Let’s make that less about scary illness, more about being prepared for anything. Imagine that tomorrow morning I decided to swap a career in marketing for a thrilling life of crime, and I kidnapped you. And don’t worry, I’m going to look after you. I’m going to cook for you every day, I can cook quite well, and I do have all the streaming platforms; you’re going to have a great time as my kidnap victim. But ultimately, I keep you locked up for the next three months.

So put another way, your staff and your clients won’t be able to reach you at all for the next three months with no notice. So the big question is this, what happens to your MSP? Does it thrive or does it just survive? Or after three months, would you tell me to keep the door padlocked and keep you here as there’s no business to return to? And anyway, you like my pasta bake?

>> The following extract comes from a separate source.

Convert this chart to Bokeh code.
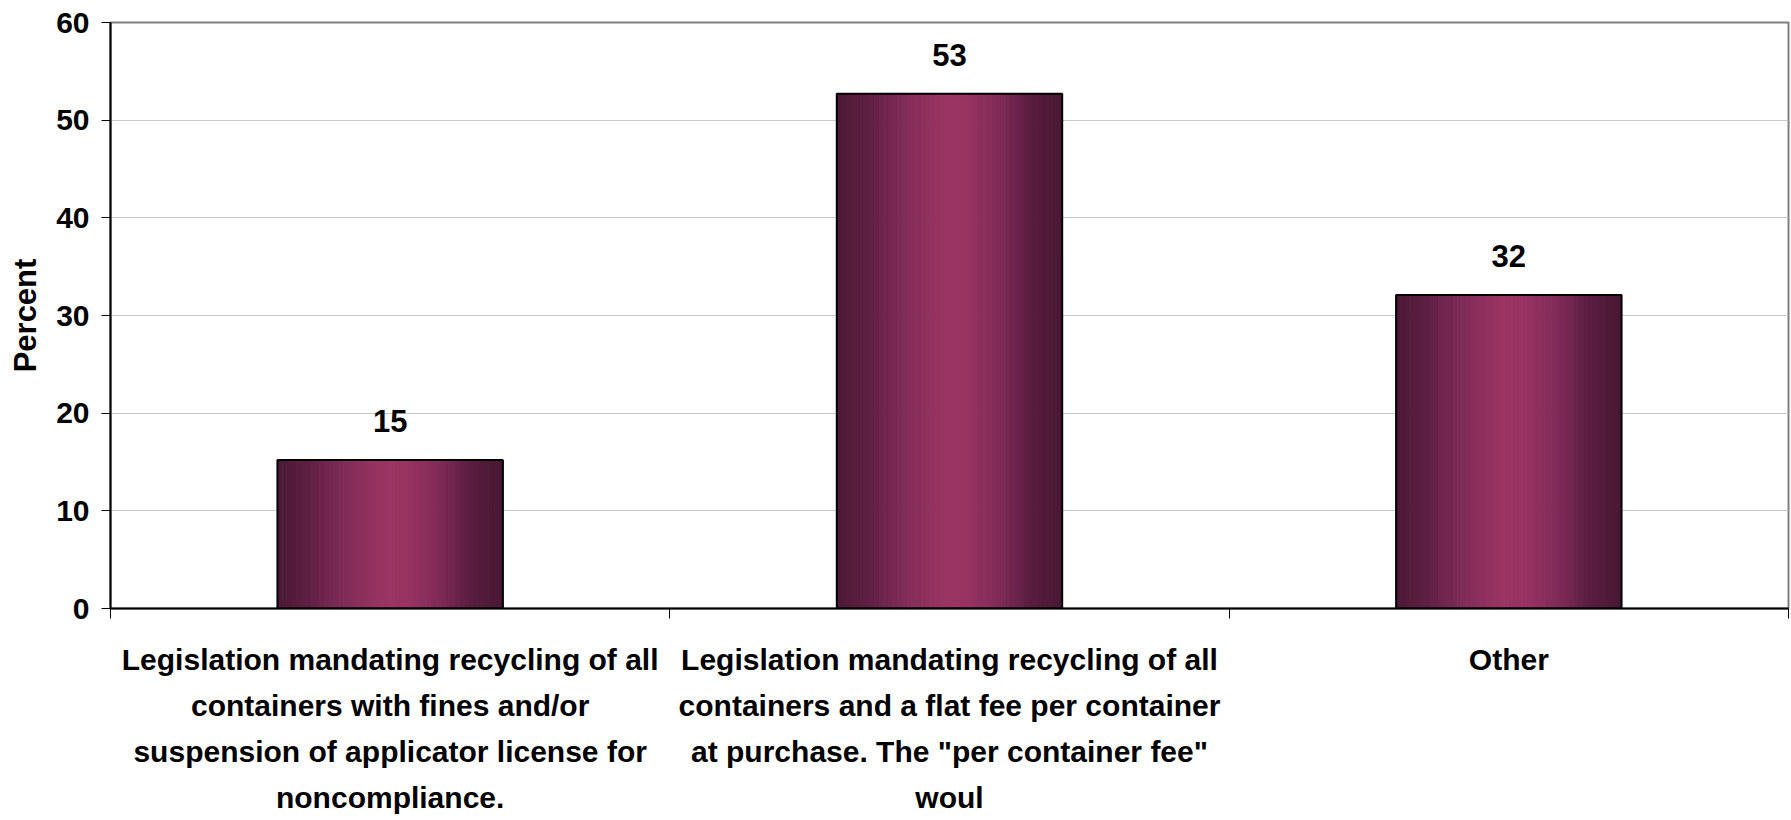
import numpy as np
from bokeh.plotting import figure
from bokeh.models import FixedTicker, Range1d
from bokeh.embed import file_html
from bokeh.resources import INLINE
from bokeh.core.properties import value

# ---------------- data ----------------
categories = [
    "Legislation mandating recycling of all\ncontainers with fines and/or\nsuspension of applicator license for\nnoncompliance.",
    "Legislation mandating recycling of all\ncontainers and a flat fee per container\nat purchase. The \"per container fee\"\nwoul",
    "Other",
]
percent = [15.2, 52.7, 32.1]
value_labels = ["15", "53", "32"]
y_ticks = [0, 10, 20, 30, 40, 50, 60]
y_label = "Percent"

# ---------------- style ----------------
FONT = "Liberation Sans"
BAR_W = 0.403
N_STRIPS = 48
# horizontal gradient profile (position 0..1 -> colour)
grad_pos = [0.0, 0.12, 0.30, 0.48, 0.58, 0.72, 0.86, 1.0]
grad_col = [(0x4a, 0x19, 0x35), (0x5c, 0x1e, 0x41), (0x80, 0x2c, 0x58),
            (0x9b, 0x34, 0x63), (0x98, 0x33, 0x62), (0x80, 0x2b, 0x57),
            (0x5a, 0x1d, 0x40), (0x48, 0x18, 0x33)]


def grad_color(t):
    r = np.interp(t, grad_pos, [c[0] for c in grad_col])
    g = np.interp(t, grad_pos, [c[1] for c in grad_col])
    b = np.interp(t, grad_pos, [c[2] for c in grad_col])
    return "#%02x%02x%02x" % (int(round(r)), int(round(g)), int(round(b)))


n = len(categories)
p = figure(width=1791, height=820,
           x_range=Range1d(0, n), y_range=Range1d(y_ticks[0], y_ticks[-1]),
           output_backend="svg", toolbar_location=None,
           min_border_left=110, min_border_right=3,
           min_border_top=22, min_border_bottom=212)

p.background_fill_color = "white"
p.border_fill_color = "white"
p.outline_line_color = "#808080"
p.outline_line_width = 2

# grid
p.xgrid.grid_line_color = None
p.ygrid.grid_line_color = "#c8c8c8"
p.ygrid.grid_line_width = 1
p.ygrid.ticker = FixedTicker(ticks=y_ticks)

# bars (gradient by strips)
centers = np.arange(n) + 0.5
t_mid = (np.arange(N_STRIPS) + 0.5) / N_STRIPS
strip_colors = [grad_color(t) for t in t_mid]
for c, v in zip(centers, percent):
    edges = np.linspace(c - BAR_W / 2, c + BAR_W / 2, N_STRIPS + 1)
    p.quad(left=edges[:-1], right=edges[1:], bottom=0, top=v,
           fill_color=strip_colors, line_color=strip_colors, line_width=1)

p.quad(left=centers - BAR_W / 2, right=centers + BAR_W / 2, bottom=0, top=percent,
       fill_color=None, line_color="black", line_width=2)

# value labels
p.text(x=centers, y=percent, text=value_labels, y_offset=-39,
       text_align="center", text_baseline="alphabetic",
       text_font=value(FONT), text_font_style="bold", text_font_size="31px",
       text_color="black")

# y axis
p.yaxis.ticker = FixedTicker(ticks=y_ticks)
p.yaxis.axis_line_color = "black"
p.yaxis.axis_line_width = 2
p.yaxis.major_tick_line_color = "black"
p.yaxis.major_tick_line_width = 1
p.yaxis.major_tick_out = 9
p.yaxis.major_tick_in = 0
p.yaxis.minor_tick_line_color = None
p.yaxis.major_label_text_font = FONT
p.yaxis.major_label_text_font_style = "bold"
p.yaxis.major_label_text_font_size = "30px"
p.yaxis.major_label_text_color = "black"
p.yaxis.major_label_standoff = 12
p.yaxis.axis_label = y_label
p.yaxis.axis_label_text_font = FONT
p.yaxis.axis_label_text_font_style = "bold"
p.yaxis.axis_label_text_font_size = "31px"
p.yaxis.axis_label_text_color = "black"
p.yaxis.axis_label_standoff = 10

# x axis
p.xaxis.ticker = FixedTicker(ticks=list(centers), minor_ticks=list(range(n + 1)))
p.xaxis.major_label_overrides = {float(c): lab for c, lab in zip(centers, categories)}
p.xaxis.axis_line_color = "black"
p.xaxis.axis_line_width = 2
p.xaxis.major_tick_line_color = None
p.xaxis.major_tick_out = 0
p.xaxis.major_tick_in = 0
p.xaxis.minor_tick_line_color = "black"
p.xaxis.minor_tick_out = 10
p.xaxis.minor_tick_in = 0
p.xaxis.major_label_text_font = FONT
p.xaxis.major_label_text_font_style = "bold"
p.xaxis.major_label_text_font_size = "30px"
p.xaxis.major_label_text_color = "black"
p.xaxis.major_label_text_line_height = 1.4
p.xaxis.major_label_standoff = 24
p.xaxis.major_label_orientation = "horizontal"

open("out.html", "w").write(file_html(p, INLINE))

This is a three month stress test, and it determines how well the business will do if you are unexpectedly removed from it for a long period of time. And all businesses can do okay just fine without the owner for a week or two. It’s when it becomes long-term. That’s when the inherent flaws show up. Who would naturally take charge? How likely are they to make decisions? How well supported would they be? Would they know to reach out to your professional advisors for support? Where would they go for senior tech advice and guidance? Could they deal with an angry client? Often it’s the little things that cause the biggest problems. Can someone access the bank account to pay staff and suppliers? Can someone access your email if yours is the master email for key vendor password resets? Do they know how to contact the landlord if there’s a problem with the office?

All businesses would struggle to a certain degree with the unexpected temporary removal of the owner. So one of your key jobs as the leader is to ensure that everything you do is clearly documented and appropriate emergency access measures are put in place, such as activating the emergency kit that’s found in many password managers.